AIM: Copy out the whole listing exactly as written, leaving the pictures behind.

+--

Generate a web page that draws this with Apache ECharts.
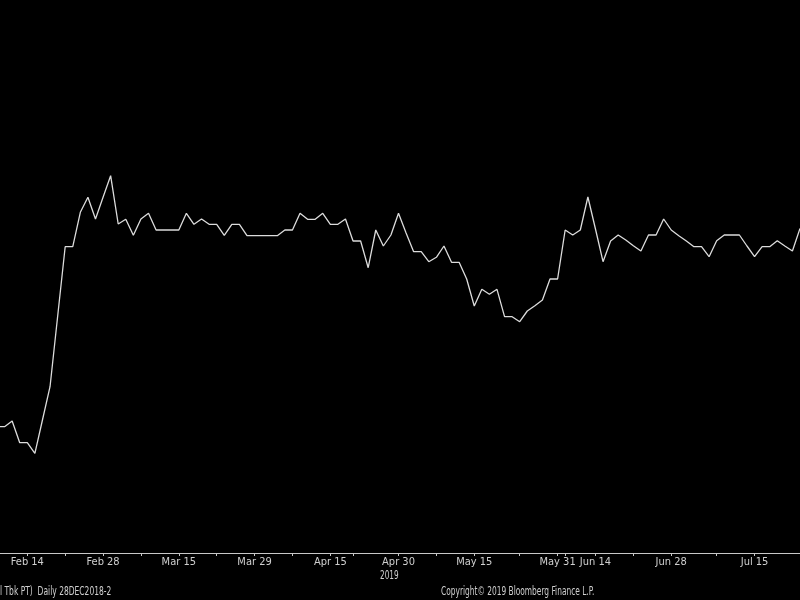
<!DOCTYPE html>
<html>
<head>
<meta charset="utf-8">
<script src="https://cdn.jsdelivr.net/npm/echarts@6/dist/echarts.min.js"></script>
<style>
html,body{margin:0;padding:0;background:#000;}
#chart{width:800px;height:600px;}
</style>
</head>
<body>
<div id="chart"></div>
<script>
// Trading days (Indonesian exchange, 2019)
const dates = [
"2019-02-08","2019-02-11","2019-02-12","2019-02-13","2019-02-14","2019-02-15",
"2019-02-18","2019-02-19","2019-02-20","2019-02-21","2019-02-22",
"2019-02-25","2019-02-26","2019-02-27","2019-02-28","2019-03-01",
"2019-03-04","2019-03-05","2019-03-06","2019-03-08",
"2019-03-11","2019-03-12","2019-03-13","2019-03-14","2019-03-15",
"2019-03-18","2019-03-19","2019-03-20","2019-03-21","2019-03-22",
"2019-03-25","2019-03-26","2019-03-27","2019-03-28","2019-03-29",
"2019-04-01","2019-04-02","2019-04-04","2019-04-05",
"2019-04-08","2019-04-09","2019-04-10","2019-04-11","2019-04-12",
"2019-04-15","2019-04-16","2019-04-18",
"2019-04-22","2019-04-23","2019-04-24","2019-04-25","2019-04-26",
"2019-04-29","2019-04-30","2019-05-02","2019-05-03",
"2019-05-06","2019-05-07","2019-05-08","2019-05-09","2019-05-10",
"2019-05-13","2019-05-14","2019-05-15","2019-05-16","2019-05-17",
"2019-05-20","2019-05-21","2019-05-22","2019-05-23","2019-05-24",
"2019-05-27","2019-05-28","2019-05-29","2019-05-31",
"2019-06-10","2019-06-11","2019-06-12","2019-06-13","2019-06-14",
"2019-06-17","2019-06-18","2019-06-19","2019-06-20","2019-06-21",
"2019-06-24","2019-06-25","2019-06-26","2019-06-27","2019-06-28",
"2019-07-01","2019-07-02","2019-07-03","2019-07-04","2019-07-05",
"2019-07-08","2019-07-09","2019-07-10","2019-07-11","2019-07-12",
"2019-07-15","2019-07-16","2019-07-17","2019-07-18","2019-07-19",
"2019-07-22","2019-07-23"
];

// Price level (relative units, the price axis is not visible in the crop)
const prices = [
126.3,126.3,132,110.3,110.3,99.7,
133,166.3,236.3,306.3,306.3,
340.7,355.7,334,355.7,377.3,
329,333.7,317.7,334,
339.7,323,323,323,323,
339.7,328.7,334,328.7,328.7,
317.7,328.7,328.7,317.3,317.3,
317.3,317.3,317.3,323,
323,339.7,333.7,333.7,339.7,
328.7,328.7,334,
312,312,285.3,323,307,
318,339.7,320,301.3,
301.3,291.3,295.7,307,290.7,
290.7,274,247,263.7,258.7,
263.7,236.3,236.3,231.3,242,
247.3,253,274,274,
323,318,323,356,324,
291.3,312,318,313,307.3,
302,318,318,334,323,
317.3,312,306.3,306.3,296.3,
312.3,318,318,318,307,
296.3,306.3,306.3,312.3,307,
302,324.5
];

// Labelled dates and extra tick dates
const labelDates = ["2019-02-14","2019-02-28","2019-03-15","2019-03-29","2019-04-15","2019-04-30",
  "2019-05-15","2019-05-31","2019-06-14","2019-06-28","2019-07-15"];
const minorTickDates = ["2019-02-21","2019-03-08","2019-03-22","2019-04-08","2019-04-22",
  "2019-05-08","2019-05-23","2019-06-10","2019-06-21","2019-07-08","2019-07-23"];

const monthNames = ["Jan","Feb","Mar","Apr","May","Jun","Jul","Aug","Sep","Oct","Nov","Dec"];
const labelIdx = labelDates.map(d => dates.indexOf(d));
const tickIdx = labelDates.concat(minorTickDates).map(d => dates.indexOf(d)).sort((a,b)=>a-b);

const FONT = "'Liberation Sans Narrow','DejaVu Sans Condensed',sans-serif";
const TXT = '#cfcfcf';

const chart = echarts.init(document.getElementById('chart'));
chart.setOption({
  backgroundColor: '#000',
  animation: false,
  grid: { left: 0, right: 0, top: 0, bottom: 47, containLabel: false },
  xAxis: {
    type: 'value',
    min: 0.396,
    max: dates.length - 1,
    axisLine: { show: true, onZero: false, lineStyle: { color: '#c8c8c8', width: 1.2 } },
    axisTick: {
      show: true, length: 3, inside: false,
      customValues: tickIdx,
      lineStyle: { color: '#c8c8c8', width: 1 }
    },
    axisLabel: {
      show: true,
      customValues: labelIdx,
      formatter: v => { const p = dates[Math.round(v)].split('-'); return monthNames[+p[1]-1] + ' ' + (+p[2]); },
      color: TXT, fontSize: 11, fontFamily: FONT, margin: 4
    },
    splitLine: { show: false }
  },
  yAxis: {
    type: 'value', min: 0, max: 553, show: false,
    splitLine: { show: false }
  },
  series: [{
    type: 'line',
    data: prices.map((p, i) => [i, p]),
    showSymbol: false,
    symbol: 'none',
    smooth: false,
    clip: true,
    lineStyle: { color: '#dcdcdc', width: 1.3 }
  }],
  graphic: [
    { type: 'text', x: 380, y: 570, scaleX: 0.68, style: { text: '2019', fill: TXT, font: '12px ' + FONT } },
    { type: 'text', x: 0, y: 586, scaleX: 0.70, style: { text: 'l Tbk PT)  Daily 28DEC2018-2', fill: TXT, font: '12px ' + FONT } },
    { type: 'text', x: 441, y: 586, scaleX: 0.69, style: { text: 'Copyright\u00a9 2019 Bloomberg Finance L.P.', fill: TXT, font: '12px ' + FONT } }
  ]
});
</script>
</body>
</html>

+--

SOLUTION TO THE PROBLEM:
Generate a web page that draws this with Apache ECharts.
<!DOCTYPE html>
<html>
<head>
<meta charset="utf-8">
<script src="https://cdn.jsdelivr.net/npm/echarts@6/dist/echarts.min.js"></script>
<style>
html,body{margin:0;padding:0;background:#000;}
#chart{width:800px;height:600px;}
</style>
</head>
<body>
<div id="chart"></div>
<script>
// Trading days (Indonesian exchange, 2019)
const dates = [
"2019-02-08","2019-02-11","2019-02-12","2019-02-13","2019-02-14","2019-02-15",
"2019-02-18","2019-02-19","2019-02-20","2019-02-21","2019-02-22",
"2019-02-25","2019-02-26","2019-02-27","2019-02-28","2019-03-01",
"2019-03-04","2019-03-05","2019-03-06","2019-03-08",
"2019-03-11","2019-03-12","2019-03-13","2019-03-14","2019-03-15",
"2019-03-18","2019-03-19","2019-03-20","2019-03-21","2019-03-22",
"2019-03-25","2019-03-26","2019-03-27","2019-03-28","2019-03-29",
"2019-04-01","2019-04-02","2019-04-04","2019-04-05",
"2019-04-08","2019-04-09","2019-04-10","2019-04-11","2019-04-12",
"2019-04-15","2019-04-16","2019-04-18",
"2019-04-22","2019-04-23","2019-04-24","2019-04-25","2019-04-26",
"2019-04-29","2019-04-30","2019-05-02","2019-05-03",
"2019-05-06","2019-05-07","2019-05-08","2019-05-09","2019-05-10",
"2019-05-13","2019-05-14","2019-05-15","2019-05-16","2019-05-17",
"2019-05-20","2019-05-21","2019-05-22","2019-05-23","2019-05-24",
"2019-05-27","2019-05-28","2019-05-29","2019-05-31",
"2019-06-10","2019-06-11","2019-06-12","2019-06-13","2019-06-14",
"2019-06-17","2019-06-18","2019-06-19","2019-06-20","2019-06-21",
"2019-06-24","2019-06-25","2019-06-26","2019-06-27","2019-06-28",
"2019-07-01","2019-07-02","2019-07-03","2019-07-04","2019-07-05",
"2019-07-08","2019-07-09","2019-07-10","2019-07-11","2019-07-12",
"2019-07-15","2019-07-16","2019-07-17","2019-07-18","2019-07-19",
"2019-07-22","2019-07-23"
];

// Price level (relative units, the price axis is not visible in the crop)
const prices = [
126.3,126.3,132,110.3,110.3,99.7,
133,166.3,236.3,306.3,306.3,
340.7,355.7,334,355.7,377.3,
329,333.7,317.7,334,
339.7,323,323,323,323,
339.7,328.7,334,328.7,328.7,
317.7,328.7,328.7,317.3,317.3,
317.3,317.3,317.3,323,
323,339.7,333.7,333.7,339.7,
328.7,328.7,334,
312,312,285.3,323,307,
318,339.7,320,301.3,
301.3,291.3,295.7,307,290.7,
290.7,274,247,263.7,258.7,
263.7,236.3,236.3,231.3,242,
247.3,253,274,274,
323,318,323,356,324,
291.3,312,318,313,307.3,
302,318,318,334,323,
317.3,312,306.3,306.3,296.3,
312.3,318,318,318,307,
296.3,306.3,306.3,312.3,307,
302,324.5
];

// Labelled dates and extra tick dates
const labelDates = ["2019-02-14","2019-02-28","2019-03-15","2019-03-29","2019-04-15","2019-04-30",
  "2019-05-15","2019-05-31","2019-06-14","2019-06-28","2019-07-15"];
const minorTickDates = ["2019-02-21","2019-03-08","2019-03-22","2019-04-08","2019-04-22",
  "2019-05-08","2019-05-23","2019-06-10","2019-06-21","2019-07-08","2019-07-23"];

const monthNames = ["Jan","Feb","Mar","Apr","May","Jun","Jul","Aug","Sep","Oct","Nov","Dec"];
const labelIdx = labelDates.map(d => dates.indexOf(d));
const tickIdx = labelDates.concat(minorTickDates).map(d => dates.indexOf(d)).sort((a,b)=>a-b);

const FONT = "'Liberation Sans Narrow','DejaVu Sans Condensed',sans-serif";
const TXT = '#cfcfcf';

const chart = echarts.init(document.getElementById('chart'));
chart.setOption({
  backgroundColor: '#000',
  animation: false,
  grid: { left: 0, right: 0, top: 0, bottom: 47, containLabel: false },
  xAxis: {
    type: 'value',
    min: 0.396,
    max: dates.length - 1,
    axisLine: { show: true, onZero: false, lineStyle: { color: '#c8c8c8', width: 1.2 } },
    axisTick: {
      show: true, length: 3, inside: false,
      customValues: tickIdx,
      lineStyle: { color: '#c8c8c8', width: 1 }
    },
    axisLabel: {
      show: true,
      customValues: labelIdx,
      formatter: v => { const p = dates[Math.round(v)].split('-'); return monthNames[+p[1]-1] + ' ' + (+p[2]); },
      color: TXT, fontSize: 11, fontFamily: FONT, margin: 4
    },
    splitLine: { show: false }
  },
  yAxis: {
    type: 'value', min: 0, max: 553, show: false,
    splitLine: { show: false }
  },
  series: [{
    type: 'line',
    data: prices.map((p, i) => [i, p]),
    showSymbol: false,
    symbol: 'none',
    smooth: false,
    clip: true,
    lineStyle: { color: '#dcdcdc', width: 1.3 }
  }],
  graphic: [
    { type: 'text', x: 380, y: 570, scaleX: 0.68, style: { text: '2019', fill: TXT, font: '12px ' + FONT } },
    { type: 'text', x: 0, y: 586, scaleX: 0.70, style: { text: 'l Tbk PT)  Daily 28DEC2018-2', fill: TXT, font: '12px ' + FONT } },
    { type: 'text', x: 441, y: 586, scaleX: 0.69, style: { text: 'Copyright\u00a9 2019 Bloomberg Finance L.P.', fill: TXT, font: '12px ' + FONT } }
  ]
});
</script>
</body>
</html>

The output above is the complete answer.